Thanks for your replies. Yeah the mesh on the Pawhut isn't my favourite, since the substrate might fall through I guess?

And Wagg, do you have another preferred brand over Vivexotic then? I'm looking for personal experiences and different options out there


----------



## Ex0tic (Sep 12, 2016)

Yeah the substrate would fall threw and if you where going to keep lets say some Leos in there there toes could easily get trapped?


----------



## wagg (Feb 6, 2014)

I dont really know any other brands. I have a bog standard one for my beardie. But i intend on building one over the winter months out of ply. Have a look at that option. Or have a look on gum tree and preloved for 2nd hand ones. The ones that are on blue lizard seem oki. 

Just had a look. The one i have is nd aquatics i think?


----------



## Fauna (Oct 20, 2013)

Do you like the ND one? They are known for making good aquariums, and I do have a shop nearby that stocks them - currently waiting on a price but a 42x18x18 was £110 so I think it will be slightly more than any other option. But if it's solid and will last me for the rest of his life...fine!

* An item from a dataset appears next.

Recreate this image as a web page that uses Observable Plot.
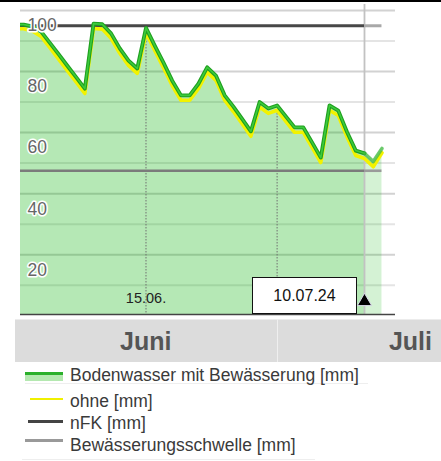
<!DOCTYPE html>
<html><head><meta charset="utf-8">
<script src="https://cdn.jsdelivr.net/npm/d3@7"></script>
<script src="https://cdn.jsdelivr.net/npm/@observablehq/plot@0.6"></script>
<style>
body{margin:0;background:#fff;font-family:"Liberation Sans",Arial,sans-serif;}
#wrap{position:relative;width:441px;height:461px;overflow:hidden;background:#fff;}
#wrap svg{position:absolute;left:0;top:0;}
.abs{position:absolute;}
.leg{position:absolute;left:70px;font-size:17.5px;color:#3a3a3a;white-space:nowrap;line-height:20px;}
</style></head><body><div id="wrap"></div>
<script>
// ---- data ----
const days = ["2024-05-31",
 "2024-06-01","2024-06-02","2024-06-03","2024-06-04","2024-06-05","2024-06-06","2024-06-07","2024-06-08","2024-06-09","2024-06-10",
 "2024-06-11","2024-06-12","2024-06-13","2024-06-14","2024-06-15","2024-06-16","2024-06-17","2024-06-18","2024-06-19","2024-06-20",
 "2024-06-21","2024-06-22","2024-06-23","2024-06-24","2024-06-25","2024-06-26","2024-06-27","2024-06-28","2024-06-29","2024-06-30",
 "2024-07-01","2024-07-02","2024-07-03","2024-07-04","2024-07-05","2024-07-06","2024-07-07","2024-07-08","2024-07-09","2024-07-10",
 "2024-07-11","2024-07-12"];
const mitBewaesserung = [100.4,
 100.4,99.8,98.1,94.4,90.7,86.9,83.2,79.4,100.7,100.5,
 97.5,92.6,88.6,86.0,99.3,93.5,87.9,82.0,77.2,77.2,
 81.0,86.4,83.7,77.2,73.5,69.5,65.4,75.0,72.9,73.9,
 70.3,66.7,66.7,61.8,56.8,73.9,72.2,65.2,59.1,58.2,
 55.5,59.8];
const ohne = [99.0,
 99.0,98.3,96.5,92.8,89.1,85.3,81.6,77.8,99.1,98.9,
 95.9,91.0,87.0,84.4,97.7,91.9,86.3,80.4,75.6,75.6,
 79.4,84.8,82.1,75.6,71.9,67.9,63.8,73.4,71.3,72.3,
 68.7,65.1,65.1,60.2,55.2,72.3,70.6,63.6,57.5,56.5,
 53.8,58.4];
const nfk = 100;
const schwelle = 52.5;
const today = "2024-07-10";
const markerDays = ["2024-06-15","2024-06-30"];
const yLabels = [20,40,60,80,100];
const gridMajor = [25,45,65,85,105];
const gridMinor = [15,35,55,75,95];
const xDomain = ["2024-05-31T15:23Z","2024-07-13T13:08Z"];
const yDomain = [5.4,105];
const months = ["Juni","Juli"];
const monthBreak = "2024-06-30";
const legendLabels = ["Bodenwasser mit Bewässerung [mm]","ohne [mm]","nFK [mm]","Bewässerungsschwelle [mm]"];

// ---- build ----
const P = d3.isoParse;
const T = P(today);
const rows = days.map((d,i)=>({date:P(d), mit:mitBewaesserung[i], ohne:ohne[i]}));
const past = rows.filter(r=>r.date<=T);
const fut = rows.filter(r=>r.date>=T);
const first = rows[0].date, last = rows[rows.length-1].date;
const markers = markerDays.map(d=>({date:P(d), v:rows.find(r=>+r.date===+P(d)).ohne}));
const fmtShort = d3.utcFormat("%d.%m.");
const fmtLong = d3.utcFormat("%d.%m.%y");
const FF = "Liberation Sans, Arial, sans-serif";

const chart = Plot.plot({
  width:441, height:320,
  marginLeft:20, marginRight:46, marginTop:10, marginBottom:6,
  x:{type:"utc", domain:xDomain.map(P), axis:null},
  y:{domain:yDomain, axis:null},
  style:{fontFamily:FF, background:"transparent"},
  marks:[
    Plot.ruleY(gridMinor,{stroke:"#e4e4e4", strokeWidth:2}),
    Plot.ruleY(gridMajor,{stroke:"#d2d2d2", strokeWidth:2}),
    Plot.areaY(past,{x:"date", y:"mit", fill:"rgb(0,175,0)", fillOpacity:0.29, clip:true}),
    Plot.areaY(fut,{x:"date", y:"mit", fill:"rgb(0,175,0)", fillOpacity:0.17, clip:true}),
    Plot.ruleX([T],{stroke:"#c2c2c2", strokeWidth:1.8, insetTop:-6}),
    Plot.ruleX(markers,{x:"date", y:"v", stroke:"#707070", strokeWidth:1, strokeDasharray:"1.5,1.5", clip:true}),
    Plot.ruleY([{y:schwelle,x1:first,x2:T}],{y:"y",x1:"x1",x2:"x2",stroke:"#7b7b7b",strokeWidth:2.6,clip:true}),
    Plot.ruleY([{y:schwelle,x1:T,x2:last}],{y:"y",x1:"x1",x2:"x2",stroke:"#9a9a9a",strokeWidth:2.6,clip:true}),
    Plot.ruleY([{y:nfk,x1:first,x2:T}],{y:"y",x1:"x1",x2:"x2",stroke:"#474747",strokeWidth:3,clip:true}),
    Plot.ruleY([{y:nfk,x1:T,x2:last}],{y:"y",x1:"x1",x2:"x2",stroke:"#a8a8a8",strokeWidth:3,clip:true}),
    Plot.lineY(rows,{x:"date", y:"ohne", stroke:"#f2f200", strokeWidth:3.6, clip:true}),
    Plot.lineY(past,{x:"date", y:"mit", stroke:"#1f9f1f", strokeWidth:3.8, clip:true}),
    Plot.lineY(past,{x:"date", y:"mit", stroke:"#3ccb3c", strokeWidth:1.6, clip:true}),
    Plot.lineY(fut,{x:"date", y:"mit", stroke:"#3cb83c", strokeWidth:3.6, strokeOpacity:0.75, clip:true}),
    Plot.ruleY([yDomain[0]],{stroke:"#444", strokeWidth:1.6}),
    Plot.text(yLabels,{y:d=>d, text:d=>String(d), frameAnchor:"left", dx:7, textAnchor:"start",
      fontSize:17.5, fill:"#666", stroke:"white", strokeWidth:3, fontFamily:FF}),
    Plot.text([markers[0]],{x:"date", text:d=>fmtShort(d.date), frameAnchor:"bottom", dy:-12,
      fontSize:14.5, fill:"#222", fontFamily:FF}),
    Plot.dot([T],{x:d=>d, frameAnchor:"bottom", dy:-13, symbol:"triangle", r:5.3, fill:"#000", stroke:"#dde", strokeWidth:1})
  ]
});
const wrap = document.getElementById("wrap");
wrap.appendChild(chart);
const xs = chart.scale("x");
const tx = xs.apply(T);
const mb = xs.apply(P(monthBreak));

function div(css, html){const e=document.createElement("div"); e.className="abs"; e.style.cssText=css; if(html!=null) e.innerHTML=html; wrap.appendChild(e); return e;}
// top border
div("left:0;top:0;width:441px;height:2px;background:#000;");
// date box
div(`left:${tx-112}px;top:277px;width:105px;height:37px;box-sizing:border-box;border:1.5px solid #111;background:#fff;font-size:16px;color:#111;display:flex;align-items:center;justify-content:center;`, fmtLong(T));
// month band
div("left:15px;top:319px;width:430px;height:43px;background:#dcdcdc;border-top:1px solid #ececec;box-sizing:border-box;");
div(`left:${mb}px;top:319px;width:1px;height:43px;background:#efefef;`);
div(`left:15px;top:320px;width:${mb-15}px;height:42px;display:flex;align-items:center;justify-content:center;font-weight:bold;font-size:25px;color:#555;`, months[0]);
div(`left:${mb}px;top:320px;width:${432-mb}px;height:42px;display:flex;align-items:center;justify-content:flex-end;font-weight:bold;font-size:25px;color:#555;`, months[1]);
// legend
div("left:25px;top:372px;width:38px;height:9px;background:#b4e8b0;border-top:3px solid #2bb02b;box-sizing:border-box;");
div("left:30px;top:398px;width:33px;height:2px;background:#f0f000;");
div("left:28px;top:420px;width:35px;height:2.5px;background:#444;");
div("left:25px;top:439px;width:38px;height:2.5px;background:#999;");
div("left:25px;top:383px;width:343px;height:1px;background:#eeeeee;");
div("left:22px;top:459px;width:293px;height:1px;background:#eeeeee;");
const legTops=[365,391,413,435];
legendLabels.forEach((t,i)=>{const e=document.createElement("div"); e.className="leg"; e.style.top=legTops[i]+"px"; e.textContent=t; wrap.appendChild(e);});
</script></body></html>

Also the fact it's pre-made, will that make adding a foam background impossible?


----------



## John Hufton (Oct 29, 2012)

I've had 2 items from Pro Vivs - a 5x2x2 and a 6x2x2. The quality is great and they come as flat pack so easy to assemble, or disassemble if you sell them on or move house at a later date.


----------



## slsexotics (Oct 3, 2016)

I would personally always go for vivexotic. Despite the fact that they are more expensive, they are a lot better in my opinion and worth the extra money 100% of the time!


----------



## Fauna (Oct 20, 2013)

Thanks John, I'd not heard of Pro Vivs before but their prices look pretty good thanks! I think Pawhut is definitely out now  thanks guys for the opinions


----------



## Petergri (Oct 3, 2016)

Fauna said:


> Thanks John, I'd not heard of Pro Vivs before but their prices look pretty good thanks! I think Pawhut is definitely out now  thanks guys for the opinions


Just a quick point about pro vivs, iv been waiting around ten days now for my 5x2x2 and there site quoted 4 - 10 working days (maybe more due to demand or material shortage) so while I'm still in that time period just beware they can take a while to be delivered.

Can't wait to re-house my beardie in a much better viv than the vivexotic one that just isn't big enough in height and depth.


----------



## slsexotics (Oct 3, 2016)

Petergri said:


> Just a quick point about pro vivs, iv been waiting around ten days now for my 5x2x2 and there site quoted 4 - 10 working days (maybe more due to demand or material shortage) so while I'm still in that time period just beware they can take a while to be delivered.
> 
> Can't wait to re-house my beardie in a much better viv than the vivexotic one that just isn't big enough in height and depth.


I'm sure he will love the new viv too!


----------